Site work starts
for vets’ home in Hilo
Associated Press
HILO >> Demolition of the dilapidated Puumaile Hospital next to Hilo Medical Center is scheduled to begin next month as work begins to clear the site for a new $28.4 million veterans' home, officials said.
Hospital officials armed with sledgehammers will be on hand Sept. 1 to take ceremonial whacks marking the start of the demolition of old Puumaile, later called Hilo Hospital, said Joni Urasaki, a medical center spokeswoman.
"We couldn't get the big wrecking ball, so we figured that's what we thought we might do," Urasaki said.
Approval and funding for the 95-bed, long-term care veterans' home project was secured in 2003 with authorization of $10 million from the Legislature and $18.4 million from the U.S. Department of Veterans Affairs.

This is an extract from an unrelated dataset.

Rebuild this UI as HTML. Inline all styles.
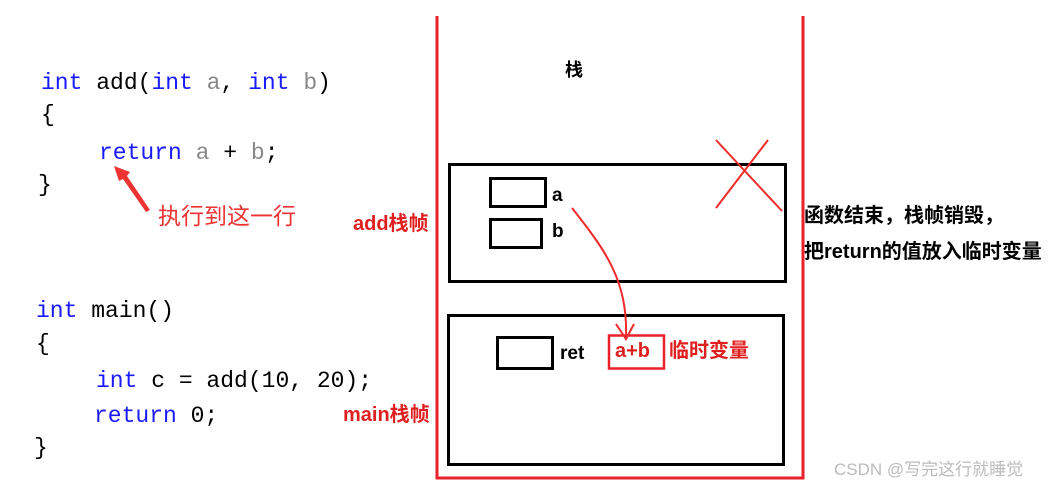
<!DOCTYPE html>
<html><head><meta charset="utf-8"><style>
body{margin:0;width:1062px;height:491px;background:#fff;position:relative;overflow:hidden;font-family:"Liberation Sans","Noto Sans CJK SC",sans-serif}
.c{position:absolute;font-family:"Liberation Mono","Noto Serif CJK SC",monospace;font-size:23px;color:#000;white-space:pre;line-height:1}
.k{color:#1a1aff}.g{color:#888}
.t{position:absolute;font-weight:bold;white-space:nowrap;line-height:1}
</style></head><body>
<div class="c" style="left:41px;top:72px"><span class="k">int</span> add(<span class="k">int</span> <span class="g">a</span>, <span class="k">int</span> <span class="g">b</span>)</div>
<div class="c" style="left:41px;top:104px">{</div>
<div class="c" style="left:99px;top:142px"><span class="k">return</span> <span class="g">a</span> + <span class="g">b</span>;</div>
<div class="c" style="left:38px;top:174px">}</div>
<div class="c" style="left:36px;top:300px"><span class="k">int</span> main()</div>
<div class="c" style="left:36px;top:333px">{</div>
<div class="c" style="left:96px;top:370px"><span class="k">int</span> c = add(10, 20);</div>
<div class="c" style="left:94px;top:405px"><span class="k">return</span> 0;</div>
<div class="c" style="left:34px;top:437px">}</div>
<div class="t" style="left:158px;top:205px;color:#ee3333;font-weight:normal;font-size:23px">执行到这一行</div>
<div class="t" style="left:353px;top:214px;color:#e02020;font-size:20px">add栈帧</div>
<div class="t" style="left:343px;top:405px;color:#e02020;font-size:20px">main栈帧</div>
<div class="t" style="left:565px;top:61px;font-size:18px">栈</div>
<div class="t" style="left:552px;top:186px;font-size:19px">a</div>
<div class="t" style="left:552px;top:222px;font-size:19px">b</div>
<div class="t" style="left:560px;top:344px;font-size:19px">ret</div>
<div class="t" style="left:615px;top:341px;font-size:20px;color:#e02020">a+b</div>
<div class="t" style="left:669px;top:341px;font-size:20px;color:#e02020">临时变量</div>
<div class="t" style="left:804px;top:206px;font-size:20px">函数结束，栈帧销毁，</div>
<div class="t" style="left:804px;top:242px;font-size:20px">把return的值放入临时变量</div>
<div class="t" style="left:834px;top:461px;font-size:17px;color:#bbb;font-weight:normal">CSDN @写完这行就睡觉</div>
<svg width="1062" height="491" style="position:absolute;left:0;top:0">
<g fill="none" stroke="#e8222a" stroke-width="3">
<polyline points="437,16 437,478 803,478 803,16"/>
</g>
<g fill="none" stroke="#000" stroke-width="3">
<rect x="449.5" y="164.5" width="336" height="117"/>
<rect x="448.5" y="315.5" width="335" height="149"/>
<rect x="490.5" y="178.5" width="55" height="28"/>
<rect x="490.5" y="219.5" width="51" height="28"/>
<rect x="497.5" y="337.5" width="55" height="31"/>
</g>
<rect x="609" y="335.5" width="55" height="33" fill="none" stroke="#e8222a" stroke-width="2.5"/>
<g stroke="#ee2a2a" stroke-width="2" fill="none">
<line x1="716" y1="140" x2="782" y2="211"/>
<line x1="768" y1="140" x2="716" y2="208"/>
<path d="M572,208 C605,250 628,280 626,338"/>
<polyline points="616,324 626,339 634,324"/>
</g>
<polygon points="114,166 130,172 127,176 150,210 146,212 123,179 119,181" fill="#ee3333"/>
</svg>
</body></html>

Hawaii Health Systems Corp. President Thomas Driskill, whose agency will operate the veterans home in a partnership with the federal office, has said the facility should be completed before the end of 2006.
Hawaii is one of three states without a veterans' care home.
Driskill said the new facility will address a "long-standing crisis" in Hawaii -- a lack of long-term care hospital beds. "This is part of the plan for addressing that," he said.
Advocates at first lobbied for a 200-bed facility with the state's construction cost pegged at $16 million and the federal government paying $29 million. That eventually was scaled back to 95 beds with the facility planned for future expansion.
The project is expected to create about 100 jobs.
The old Puumaile hospital was completed in 1951 as a 216-bed facility to treat tuberculosis patients.